A SENHORA FALANTE
Não sei se o assado servido de véspera estava sadio ou se foi a cozinheira que exagerou no tempero, o que é certo que fui acometida de uma bruta indigestão indo parar no médico.
Quando estava na ante-sala do consultório, aguardando a vez de ser atendida, sentou-se à minha frente uma mulher. Respondo com um aceno de cabeça a boa-tarde a mim dirigida. A minha cara de poucos amigos, conseqüência da indigestão, não impediu a jovem senhora de tentar estabelecer um diálogo entre nós, que por falta de interlocução passou a ser monólogo, uma vez que nada tinha a lhe perguntar e não me sentia constrangida a não lhe responder concretamente. Também não tinha certeza se ela estava a falar comigo ou dirigia-se a si própria. O que sei é que em curto espaço de tempo sabia eu toda a sua história de vida.
Dizia-se bem casada e deixava transparecer um sentimento mesquinho de inveja pela ascensão funcional do marido, que embora redundasse em bem-comum, sentia-se ofuscada por essa ascensão.

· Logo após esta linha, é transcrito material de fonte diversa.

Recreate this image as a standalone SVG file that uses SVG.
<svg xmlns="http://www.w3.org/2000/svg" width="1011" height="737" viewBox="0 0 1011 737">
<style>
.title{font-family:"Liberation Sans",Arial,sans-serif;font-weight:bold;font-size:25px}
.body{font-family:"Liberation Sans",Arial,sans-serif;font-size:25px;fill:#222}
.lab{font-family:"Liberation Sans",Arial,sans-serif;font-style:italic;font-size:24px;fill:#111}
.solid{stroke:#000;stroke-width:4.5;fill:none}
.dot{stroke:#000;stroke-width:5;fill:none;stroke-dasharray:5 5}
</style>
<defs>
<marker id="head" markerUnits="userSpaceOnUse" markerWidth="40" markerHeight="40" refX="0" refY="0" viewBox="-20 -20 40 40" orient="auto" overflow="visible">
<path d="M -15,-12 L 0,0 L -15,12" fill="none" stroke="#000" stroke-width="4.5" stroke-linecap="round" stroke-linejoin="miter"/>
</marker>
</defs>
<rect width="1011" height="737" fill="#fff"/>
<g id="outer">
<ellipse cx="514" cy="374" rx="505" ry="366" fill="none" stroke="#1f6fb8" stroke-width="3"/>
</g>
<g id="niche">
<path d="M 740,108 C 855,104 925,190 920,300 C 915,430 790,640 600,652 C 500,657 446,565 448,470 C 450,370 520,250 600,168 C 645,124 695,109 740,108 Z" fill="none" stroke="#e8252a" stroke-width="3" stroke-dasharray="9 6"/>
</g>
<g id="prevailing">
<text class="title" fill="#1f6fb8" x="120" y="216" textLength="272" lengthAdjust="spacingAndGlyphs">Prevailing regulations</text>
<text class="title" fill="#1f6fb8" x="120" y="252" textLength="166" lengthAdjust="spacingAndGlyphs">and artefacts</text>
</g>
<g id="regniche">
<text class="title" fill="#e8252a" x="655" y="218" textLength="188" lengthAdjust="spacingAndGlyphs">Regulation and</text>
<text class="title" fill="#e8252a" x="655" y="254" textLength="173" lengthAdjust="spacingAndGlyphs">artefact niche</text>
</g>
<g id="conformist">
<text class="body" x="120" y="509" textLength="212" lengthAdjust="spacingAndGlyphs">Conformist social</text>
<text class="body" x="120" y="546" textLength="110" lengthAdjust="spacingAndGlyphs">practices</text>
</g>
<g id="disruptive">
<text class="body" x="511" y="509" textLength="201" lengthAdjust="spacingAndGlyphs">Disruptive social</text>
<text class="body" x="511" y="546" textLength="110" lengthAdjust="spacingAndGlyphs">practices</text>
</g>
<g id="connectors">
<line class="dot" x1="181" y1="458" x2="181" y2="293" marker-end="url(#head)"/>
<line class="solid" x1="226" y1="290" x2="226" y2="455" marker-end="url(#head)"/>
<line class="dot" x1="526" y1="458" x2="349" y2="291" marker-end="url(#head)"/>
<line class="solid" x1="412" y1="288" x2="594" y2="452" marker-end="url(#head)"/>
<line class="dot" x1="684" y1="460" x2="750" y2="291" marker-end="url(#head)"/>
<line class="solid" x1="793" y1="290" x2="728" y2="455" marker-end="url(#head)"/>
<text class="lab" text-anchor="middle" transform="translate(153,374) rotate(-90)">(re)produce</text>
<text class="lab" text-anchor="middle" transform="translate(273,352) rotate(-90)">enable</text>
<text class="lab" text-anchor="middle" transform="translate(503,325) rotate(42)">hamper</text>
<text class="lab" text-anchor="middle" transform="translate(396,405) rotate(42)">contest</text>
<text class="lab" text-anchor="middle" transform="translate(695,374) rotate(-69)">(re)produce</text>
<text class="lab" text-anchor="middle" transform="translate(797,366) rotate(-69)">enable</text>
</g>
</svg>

Dizia-se fiel ao marido, mas alimentava o desejo de traição
Dizia crer no amor e pregava a inexistência de tal sentimento.
Dizia-se filha compreensiva e transferia aos pais a responsabilidade de suas carências.
Dizia-se irmã amiga e fomentava entre eles, a discórdia.
Dizia-se amiga dos seus amigos. Sem nunca ter sido
Da minha indigestão sabia que do especialista que esperava, estava a precisar, mas analisando a jovem senhora falante, diria que ela estava mais para uma indigestão de caráter existencial. Para mim, por certo, seria receitado alguma mesinha que produzisse a eliminação das matérias orgânicas. Para ela, seu eu fosse médica, recomendaria a catarse hipnótica, que produziria a ab-reação dos elementos mentais.
A porta do consultório foi aberta e o meu nome anunciado. Entrei. Deixando para trás a senhora falante, que a essa altura já mantinha com uma outra paciente o mesmo ritmo de conversa de que fui vítima.